SAHİH-İ MÜSLİM

Bablar Konular Numaralar  

HACC BAHSİ

<< 1291 >>

NUMARALI HADİS-İ ŞERİF:

 

297 - (1291) حدثنا محمد بن أبي بكر المقدمي. حدثنا يحيى (وهو القطان) عن ابن جريج. حدثني عبدالله مولى أسماء قال: قالت لي أسماء، وهي عند دار المزدلفة: هل غاب القمر ؟ قلت: لا. فصلت ساعة. ثم قالت: يا بني ! هل غاب القمر ؟ قلت: نعم  قالت: ارحل بي. فارتحلنا حتى رمت الجمرة. ثم صلت في منزلها. فقلت لها: أي هنتاه ! لقد غلسنا. قالت: كلا. أي بني ! إن النبي صلى الله عليه وسلم أذن للظعن.

 

[ش (أي هنتاه) أي يا هذا. بسكون النون وقد تفتح. وتسكن الهاء. التي في آخرها وقد تضم. (لقد غلسنا) أي جئنا بغلس، وتقدمنا على الوقت المشروع: والغلس ظلام آخر الليل. (أذن الظعن) هو بضم العين وإسكانها. وهن النساء. الواحدة ظعينة. كسفينة وسفن. وأصل الظعينة الهودج الذي تكون فيه المرأة على البعير. فسميت المرأة به مجازا. واشتهر هذا المجاز حتى غلب وخفيت الحقيقة. وظعينة الرجل امرأته].

 

{297}

Bize Muhammed b.
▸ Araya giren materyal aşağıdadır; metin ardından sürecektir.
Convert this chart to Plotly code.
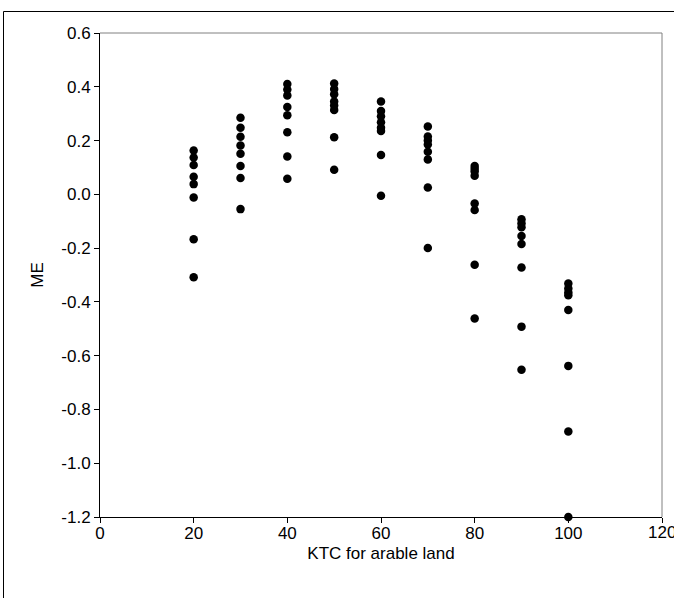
import plotly.graph_objects as go

ktc_levels = [20, 30, 40, 50, 60, 70, 80, 90, 100]
me_values = [
    [0.163, 0.137, 0.109, 0.065, 0.038, -0.012, -0.167, -0.308],   # 20
    [0.285, 0.248, 0.214, 0.182, 0.151, 0.105, 0.061, -0.055],     # 30
    [0.41, 0.39, 0.368, 0.325, 0.294, 0.231, 0.141, 0.058],        # 40
    [0.412, 0.392, 0.372, 0.345, 0.33, 0.314, 0.212, 0.091],       # 50
    [0.345, 0.31, 0.29, 0.268, 0.248, 0.236, 0.146, -0.005],       # 60
    [0.252, 0.215, 0.2, 0.185, 0.158, 0.13, 0.025, -0.2],          # 70
    [0.105, 0.095, 0.085, 0.069, -0.034, -0.058, -0.262, -0.462],  # 80
    [-0.093, -0.108, -0.122, -0.155, -0.185, -0.272, -0.492, -0.652],  # 90
    [-0.332, -0.35, -0.365, -0.375, -0.43, -0.638, -0.882, -1.2],  # 100
]
x_ticks = [0, 20, 40, 60, 80, 100, 120]
y_ticks = [0.6, 0.4, 0.2, 0.0, -0.2, -0.4, -0.6, -0.8, -1.0, -1.2]
y_tick_text = ["%.1f" % v for v in y_ticks]

xs, ys = [], []
for k, vals in zip(ktc_levels, me_values):
    for v in vals:
        xs.append(k)
        ys.append(v)

fig = go.Figure()
fig.add_trace(go.Scatter(x=xs, y=ys, mode="markers",
                         marker=dict(color="black", size=8.5),
                         cliponaxis=False, showlegend=False))

font = dict(family="Liberation Sans, Arial, sans-serif", size=17, color="black")
# last x tick label drawn as an annotation so it is not hidden at the page edge
x_tick_text = [str(v) for v in x_ticks[:-1]] + [""]
fig.update_layout(
    width=674, height=598,
    margin=dict(l=100, r=12, t=33, b=81, autoexpand=False),
    paper_bgcolor="white", plot_bgcolor="white",
    font=font,
    xaxis=dict(range=[0, 120], tickvals=x_ticks, ticktext=x_tick_text,
               ticks="outside", ticklen=5, ticklabelstandoff=-4,
               tickcolor="black", showline=True, linecolor="black", linewidth=1,
               showgrid=False, zeroline=False, automargin=False,
               title=dict(text="KTC for arable land", font=font, standoff=4)),
    yaxis=dict(range=[-1.2, 0.6], tickvals=y_ticks, ticktext=y_tick_text,
               ticks="outside", ticklen=5, tickcolor="black", showline=True,
               linecolor="black", linewidth=1, showgrid=False, zeroline=False,
               automargin=False,
               title=dict(text="ME", font=font, standoff=13)),
    annotations=[
        dict(x=x_ticks[-1], xref="x", y=0, yref="paper", yshift=-4,
             text=str(x_ticks[-1]), showarrow=False, xanchor="center",
             yanchor="top", font=font),
    ],
    shapes=[
        dict(type="line", xref="paper", yref="paper", x0=0, x1=1, y0=1, y1=1,
             line=dict(color="#808080", width=1)),
        dict(type="line", xref="paper", yref="paper", x0=1, x1=1, y0=0, y1=1,
             line=dict(color="#808080", width=1)),
        dict(type="rect", xref="paper", yref="paper",
             x0=(3.5 - 100) / 562, x1=(680 - 100) / 562,
             y0=(517 - 605) / 484, y1=(517 - 11.5) / 484,
             line=dict(color="black", width=1), fillcolor="rgba(0,0,0,0)"),
    ],
)
fig.write_html("out.html")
Ebî Bekir El-Mukaddemî rivayet etti. (Dediki): Bize Yahya yâni El-Kattan, İbni Cüreyc'den rivayet etti. (Dediki): Bana Esmâ'nın azatlısı Abdullah rivayet etti. (Dediki): Bana Esma, Müzdelife sâhasındayken ay kavuştu mu? diye sordu. Ben:

 

  Hayır! cevâbını verdim. Bunun üzerine bir müddet namaz kıldı. Sonra;

 

  Yavrucuğum, ay kavuştu mu? diye (tekrar) sordu. Ben;

 

  Evet, cevâbını verdim. Esma:

 

  Beni götür! dedi. Beraberce yola çıktık. Nihayet cemre taşlarını attı, sonra konakladığı yerde namaz kıldı. Ben, kendisine:

 

  Ayol biz alacakaranlıkta geldik! dedim. Esma (Radiyallahu anha):

 

  Hayır'yavrucuğum, Nebi (Sallallahu Aleyhi ve Sellem) kadınlara (bu hususta) izin verdi: dedi.

 

 

(1291) وحدثنيه علي بن خشرم. أخبرنا عيسى بن يونس عن ابن جريج، بهذا الإسناد. وفي روايته: قالت: لا. أي بني ! إن النبي صلى الله عليه وسلم أذن لظعنه.

 

{…}

Bana, bu hadîsi Alîyyü'bnü Haşrem de rivayet etti. (Dediki): Bize İsa b. Yûnus, İbni Cüreyc'den bu isnâdla haber verdi, Onun rivayetinde :

 

«Esma:

 

— Hayır yavrucuğum. Şüphesiz ki Nebiyyullah (Sallallahu Aleyhi ve Sellem), kadınlarına izin vermiştir! dedi.» ifadesi vardır.

 

 

İzah:

Bu hadîsi Buhârî, Ebû Dâvûd, İmam Ahmed ve Taberânî dahî rivayet etmişlerdir.

 

Hz. Abdullah'in alaca karanlıktan muradı: Mina'ya vardıkları zamanı bildirmektir. Çünkü Müzdelife'den ay kavuştuktan sonra yola çıkmışlardı. O gece ay, gecenin son üçte birinin evvelinde doğmuştu,

 

Zuun: Zaîne'nin cem'îdir. Aslında zaîne: Deve üzerine yükletilen ve içinde kadın bulunan hevdeçtir.

 

Bâzıları içinde kadın bulunsun bulunmasın, deve hevdecine zaîne denildiğini söylemişlerdir. Sonraları mecazen kadına da zaîne denilmiş ve kelime bu mânâda şöhret bulmuştur.

 

Hattâ kadınlarla erkeklerden müteşekkil cemaata zuun denildiğini söyleyenler bile vardır.